5) In Grid, Alstom and GE are complementary in the products and solutions they offer and in their geographic focus. (source)
We also like that the proposed deal will increase GE’s industrial exposure and lessen its dependence on riskier financial dealings, which the conglomerate has been working to shed in recent years. GE expects the transaction to be immediately accretive to earnings (an incremental $0.08-$0.10 per share in 2016) and drive industrial earnings to 75% of its total business by that year.
If the deal with GE is completed as proposed, Alstom would retain its Transport division, which is a global leader in its own right in rail transport equipment, systems, services, and signaling for freight transportation. Siemens has been hoping to swap its own train assets and a cash payment for Alstom’s Energy activities. Siemens has also indicated that it will make guarantees for jobs, management positions and locations, a stance that appears to be more appealing to the French government.
The President of France Francois Hollande has weighed in personally, stating that GE’s offer, as is, is unacceptable due primarily to concerns about potential job cuts in France. GE, however, has stated that it expects net growth in jobs in acquired businesses in France, with a remix to more engineering and manufacturing. Though we doubt the French government has the power to stop a GE-Alstom transaction, it might be able to for “national security reasons” (Alstom was bailed out by the French government in 2004/5 and represents a core industrial asset for the nation’s energy independence).

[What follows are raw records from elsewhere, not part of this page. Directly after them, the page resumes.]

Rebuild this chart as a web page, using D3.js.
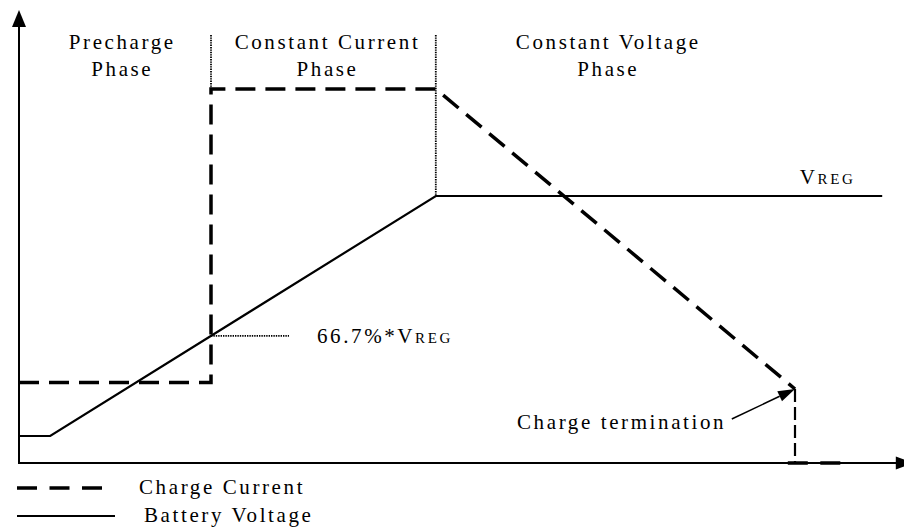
<!DOCTYPE html>
<html><head><meta charset="utf-8">
<script src="https://cdn.jsdelivr.net/npm/d3@7"></script>
<style>
html,body{margin:0;padding:0;background:#fff;}
svg{display:block;}
</style></head>
<body>
<svg id="c" width="904" height="529"></svg>
<script>
// ---- data (arbitrary schematic units: time 0..110, level 0..100) ----
const phaseBounds = [24, 52.1];              // precharge end, constant-current end
const currentMain = [[0,20.1],[24,20.1],[24,93.5],[52.1,93.5],[97,18.5]];
const currentDrop = [[97,18.5],[97,0]];
const currentOff  = [[96.1,0],[102.9,0]];
const voltage     = [[0,6.75],[3.9,6.75],[52.1,66.75],[107.9,66.75]];
const vreg = 66.75, precharge = 93.5, thresh = 31.8, threshEnd = 33.75;
const phaseLabels = [
  {lines:["Precharge","Phase"], x:12.75},
  {lines:["Constant Current","Phase"], x:38.4},
  {lines:["Constant Voltage","Phase"], x:73.5}
];
const legendItems = ["Charge Current","Battery Voltage"];
const thresholdLabel = ["66.7%*V","REG"];
const vregLabel = ["V","REG"];
const termLabel = "Charge termination";

// ---- scales ----
const xS = d3.scaleLinear().domain([0,110]).range([19,899]);
const yS = d3.scaleLinear().domain([0,100]).range([463,63]);
const svg = d3.select("#c");
const line = d3.line().x(d=>xS(d[0])).y(d=>yS(d[1]));
const FONT = '"Liberation Serif", "Times New Roman", serif';
function txt(x,y,size){
  return svg.append("text").attr("x",x).attr("y",y)
    .style("font-family",FONT).style("font-size",size+"px")
    .style("letter-spacing","2.6px").attr("fill","#000");
}

// axes
svg.append("line").attr("x1",xS(0)).attr("y1",yS(0)).attr("x2",xS(0)).attr("y2",yS(111))
  .attr("stroke","#000").attr("stroke-width",2);
svg.append("path").attr("d",`M${xS(0)},${yS(113.25)} L${xS(0)-7},${yS(109)} L${xS(0)+7},${yS(109)} Z`).attr("fill","#000");
svg.append("line").attr("x1",xS(0)-1).attr("y1",yS(0)).attr("x2",xS(110)).attr("y2",yS(0))
  .attr("stroke","#000").attr("stroke-width",2);
svg.append("path").attr("d",`M${xS(111.75)},${yS(0)} L${xS(109.6)},${yS(0)-6.5} L${xS(109.6)},${yS(0)+6.5} Z`).attr("fill","#000");

// phase dividers (dotted)
const dotted = sel => sel.attr("stroke","#000").attr("stroke-width",1.8).attr("stroke-dasharray","1.4,1");
dotted(svg.append("line").attr("x1",xS(phaseBounds[0])).attr("x2",xS(phaseBounds[0]))
  .attr("y1",yS(107)).attr("y2",yS(precharge)));
dotted(svg.append("line").attr("x1",xS(phaseBounds[1])).attr("x2",xS(phaseBounds[1]))
  .attr("y1",yS(107)).attr("y2",yS(vreg)));
// threshold dotted
dotted(svg.append("line").attr("x1",xS(phaseBounds[0])).attr("x2",xS(threshEnd))
  .attr("y1",yS(thresh)).attr("y2",yS(thresh)));

// battery voltage
svg.append("path").attr("d",line(voltage)).attr("fill","none").attr("stroke","#000").attr("stroke-width",2.2);

// charge current
svg.append("path").attr("d",line(currentMain)).attr("fill","none").attr("stroke","#000")
  .attr("stroke-width",3.5).attr("stroke-dasharray","20,10");
svg.append("path").attr("d",line(currentDrop)).attr("fill","none").attr("stroke","#000")
  .attr("stroke-width",2.2).attr("stroke-dasharray","13,5");
svg.append("path").attr("d",line(currentOff)).attr("fill","none").attr("stroke","#000")
  .attr("stroke-width",3.5).attr("stroke-dasharray","20,12.5");

// phase labels
phaseLabels.forEach(p=>{
  p.lines.forEach((t,i)=>{
    txt(xS(p.x)+1.3, yS(103.5-6.75*i), 21).attr("text-anchor","middle").text(t);
  });
});

// VREG label
const tv = txt(xS(97.6), yS(69.75), 21);
tv.append("tspan").text(vregLabel[0]);
tv.append("tspan").style("font-size","15px").text(vregLabel[1]);

// threshold label
const tt = txt(xS(37.25), yS(30), 21);
tt.append("tspan").text(thresholdLabel[0]);
tt.append("tspan").style("font-size","15px").text(thresholdLabel[1]);

// termination label + arrow
txt(xS(62.25), yS(8.5), 21).text(termLabel);
const ax1 = xS(89.1), ay1 = yS(11), ax2 = xS(97), ay2 = yS(18.5);
const ang = Math.atan2(ay2-ay1, ax2-ax1);
const L = 17, W = 5.5;
const bx = ax2 - L*Math.cos(ang), by = ay2 - L*Math.sin(ang);
svg.append("line").attr("x1",ax1).attr("y1",ay1).attr("x2",bx).attr("y2",by)
  .attr("stroke","#000").attr("stroke-width",1.5);
svg.append("path").attr("d",`M${ax2},${ay2} L${bx - W*Math.sin(ang)},${by + W*Math.cos(ang)} L${bx + W*Math.sin(ang)},${by - W*Math.cos(ang)} Z`).attr("fill","#000");

// legend
svg.append("line").attr("x1",17).attr("x2",104).attr("y1",488).attr("y2",488)
  .attr("stroke","#000").attr("stroke-width",3.5).attr("stroke-dasharray","20,12.5");
txt(139, 494, 21).text(legendItems[0]);
svg.append("line").attr("x1",17).attr("x2",115).attr("y1",516).attr("y2",516)
  .attr("stroke","#000").attr("stroke-width",2.2);
txt(144, 522, 21).text(legendItems[1]);
</script>
</body></html>
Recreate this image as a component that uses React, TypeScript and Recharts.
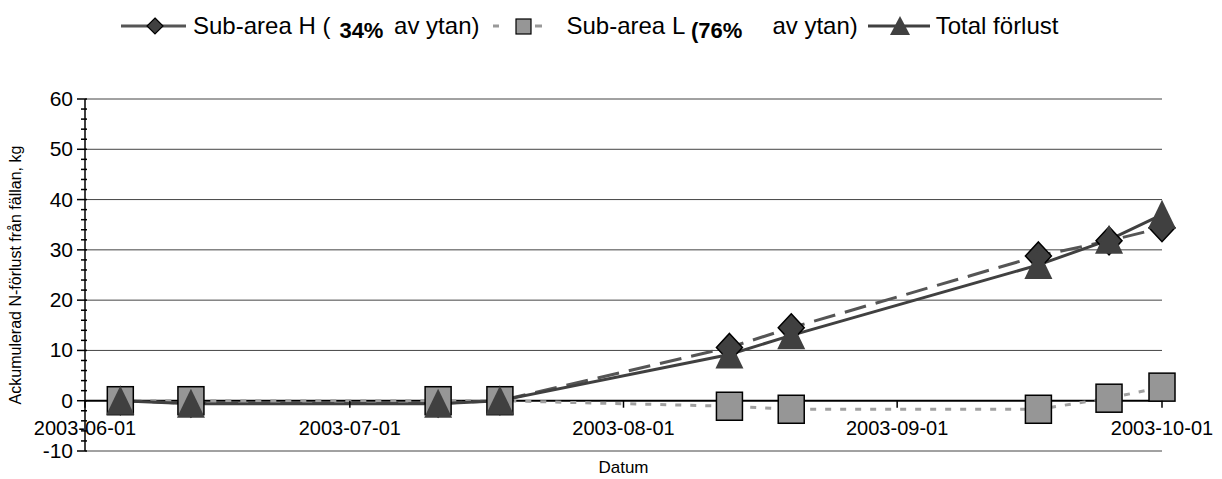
import { LineChart, Line, XAxis, YAxis, ReferenceLine } from 'recharts';

const sampleDates = [
  '2003-06-05', '2003-06-13', '2003-07-11', '2003-07-18', '2003-08-13',
  '2003-08-20', '2003-09-17', '2003-09-25', '2003-10-01',
];
const subAreaH = [0, -0.5, -0.5, 0, 10.6, 14.5, 28.8, 31.8, 34.4];
const subAreaL = [0, 0, 0, 0, -1.1, -1.7, -1.7, 0.5, 2.7];
const totalLoss = [0, -0.6, -0.6, 0, 9.2, 13, 27, 32, 37];

const xTickDates = ['2003-06-01', '2003-07-01', '2003-08-01', '2003-09-01', '2003-10-01'];
const yMajorTicks = [-10, 0, 10, 20, 30, 40, 50, 60];

const FONT = '"Liberation Sans", Arial, sans-serif';
const W = 1222;
const H = 479;
const MARGIN = { top: 99, right: 60, bottom: 0, left: 0 };
const Y_AXIS_W = 85;
const X_AXIS_H = 28;
const Y_MIN = -10;
const Y_MAX = 60;
const plotH = H - MARGIN.top - MARGIN.bottom - X_AXIS_H;
const zeroY = MARGIN.top + ((Y_MAX - 0) / (Y_MAX - Y_MIN)) * plotH;

const toTime = (d: string) => {
  const [y, m, day] = d.split('-').map(Number);
  return Date.UTC(y, m - 1, day);
};

const data = sampleDates.map((d, i) => ({
  t: toTime(d),
  h: subAreaH[i],
  l: subAreaL[i],
  total: totalLoss[i],
}));

const xTicks = xTickDates.map(toTime);
const yTicks: number[] = [];
for (let v = Y_MIN; v <= Y_MAX; v += 2) yTicks.push(v);

const fmtDate = (t: number) => new Date(t).toISOString().slice(0, 10);

function Diamond({ cx, cy }: any) {
  if (cx == null || cy == null) return null;
  return (
    <polygon
      points={`${cx},${cy - 14} ${cx + 13},${cy} ${cx},${cy + 14} ${cx - 13},${cy}`}
      fill="#404040"
      stroke="#000"
      strokeWidth={1.5}
    />
  );
}

function Square({ cx, cy }: any) {
  if (cx == null || cy == null) return null;
  return (
    <rect x={cx - 13} y={cy - 14} width={26} height={28} fill="#969696" stroke="#000" strokeWidth={1.5} />
  );
}

function Triangle({ cx, cy }: any) {
  if (cx == null || cy == null) return null;
  return (
    <polygon points={`${cx},${cy - 15} ${cx + 14},${cy + 14} ${cx - 14},${cy + 14}`} fill="#404040" />
  );
}

function XTick({ x, payload }: any) {
  return (
    <g>
      <line x1={x} x2={x} y1={zeroY} y2={zeroY + 7} stroke="#000" strokeWidth={1.5} />
      <text x={x} y={zeroY + 34} textAnchor="middle" fontSize={20} fontFamily={FONT} fill="#000">
        {fmtDate(payload.value)}
      </text>
    </g>
  );
}

function YTick({ x, y, payload }: any) {
  const major = yMajorTicks.includes(payload.value);
  return (
    <g>
      <line x1={x - (major ? 8 : 4)} x2={x + 2} y1={y} y2={y} stroke="#000" strokeWidth={1.5} />
      {major && (
        <text x={x - 12} y={y + 7} textAnchor="end" fontSize={21} fontFamily={FONT} fill="#000">
          {payload.value}
        </text>
      )}
    </g>
  );
}

function YLabel({ viewBox }: any) {
  const x = viewBox.x + 21;
  const y = viewBox.y + viewBox.height / 2;
  return (
    <text
      x={x}
      y={y}
      transform={`rotate(-90, ${x}, ${y})`}
      textAnchor="middle"
      fontSize={16}
      fontFamily={FONT}
      fill="#000"
    >
      Ackumulerad N-förlust från fällan, kg
    </text>
  );
}

function LegendRow() {
  const bold = {
    fontWeight: 700,
    fontSize: 22,
    position: 'relative' as const,
    top: 5,
  };
  return (
    <div
      style={{
        position: 'absolute',
        top: 11,
        left: 121,
        display: 'flex',
        alignItems: 'center',
        fontFamily: FONT,
        fontSize: 24,
        color: '#000',
        whiteSpace: 'pre',
      }}
    >
      <svg width={65} height={30}>
        <line x1={0} x2={65} y1={15} y2={15} stroke="#555" strokeWidth={3} />
        <polygon points="34,7 42,15 34,23 26,15" fill="#404040" stroke="#000" strokeWidth={1.2} />
      </svg>
      <span style={{ marginLeft: 7 }}>Sub-area H (</span>
      <span style={{ ...bold, marginLeft: 9 }}>34%</span>
      <span style={{ marginLeft: 4 }}> av ytan)</span>
      <svg width={49} height={30} style={{ marginLeft: 14 }}>
        <line x1={0} x2={6} y1={15} y2={15} stroke="#999" strokeWidth={3} />
        <rect x={23} y={8} width={15} height={15} fill="#969696" stroke="#000" strokeWidth={1.2} />
        <line x1={42} x2={49} y1={15} y2={15} stroke="#999" strokeWidth={3} />
      </svg>
      <span style={{ marginLeft: 24 }}>Sub-area L </span>
      <span style={bold}>(76%</span>
      <span style={{ marginLeft: 30 }}>av ytan)</span>
      <svg width={62} height={30} style={{ marginLeft: 10 }}>
        <line x1={0} x2={62} y1={15} y2={15} stroke="#404040" strokeWidth={3} />
        <polygon points="32,5 42,24 22,24" fill="#404040" />
      </svg>
      <span style={{ marginLeft: 6 }}>Total förlust</span>
    </div>
  );
}

export default function App() {
  return (
    <div style={{ position: 'absolute', left: 0, top: 0, width: W, height: H, background: '#fff' }}>
      <LegendRow />
      <LineChart width={W} height={H} data={data} margin={MARGIN}>
        {yMajorTicks.filter((v) => v !== 0).map((v) => (
          <ReferenceLine key={v} y={v} stroke="#444" strokeWidth={1} />
        ))}
        <ReferenceLine y={0} stroke="#000" strokeWidth={2} />
        <XAxis
          dataKey="t"
          type="number"
          domain={[xTicks[0], xTicks[xTicks.length - 1]]}
          ticks={xTicks}
          interval={0}
          height={X_AXIS_H}
          axisLine={false}
          tickLine={false}
          tick={<XTick />}
          label={{ value: 'Datum', position: 'insideBottom', offset: 6, fontSize: 17, fontFamily: FONT, fill: '#000' }}
        />
        <YAxis
          type="number"
          domain={[Y_MIN, Y_MAX]}
          ticks={yTicks}
          interval={0}
          width={Y_AXIS_W}
          tickSize={0}
          tickMargin={0}
          tickLine={false}
          axisLine={{ stroke: '#000', strokeWidth: 1.5 }}
          tick={<YTick />}
          label={<YLabel />}
        />
        <Line
          dataKey="h"
          stroke="#555"
          strokeWidth={3}
          strokeDasharray="22 10"
          dot={(p: any) => <Diamond key={`d${p.index}`} {...p} />}
          isAnimationActive={false}
        />
        <Line
          dataKey="l"
          stroke="#a0a0a0"
          strokeWidth={3}
          strokeDasharray="6 9"
          dot={(p: any) => <Square key={`s${p.index}`} {...p} />}
          isAnimationActive={false}
        />
        <Line
          dataKey="total"
          stroke="#404040"
          strokeWidth={3}
          dot={(p: any) => <Triangle key={`t${p.index}`} {...p} />}
          isAnimationActive={false}
        />
      </LineChart>
    </div>
  );
}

Alstom’s board clearly has a lot to consider, and it has appointed a committee of independent directors to review GE’s proposed transaction by June 2. We’d like to see GE’s existing proposal completed, as structured, but we would not be surprised to see Siemens make a binding offer in the coming weeks to further complicate matters. We’re not changing our fair value estimate of GE at this time, and we continue to hold the global industrial conglomerate in the actively-managed portfolios.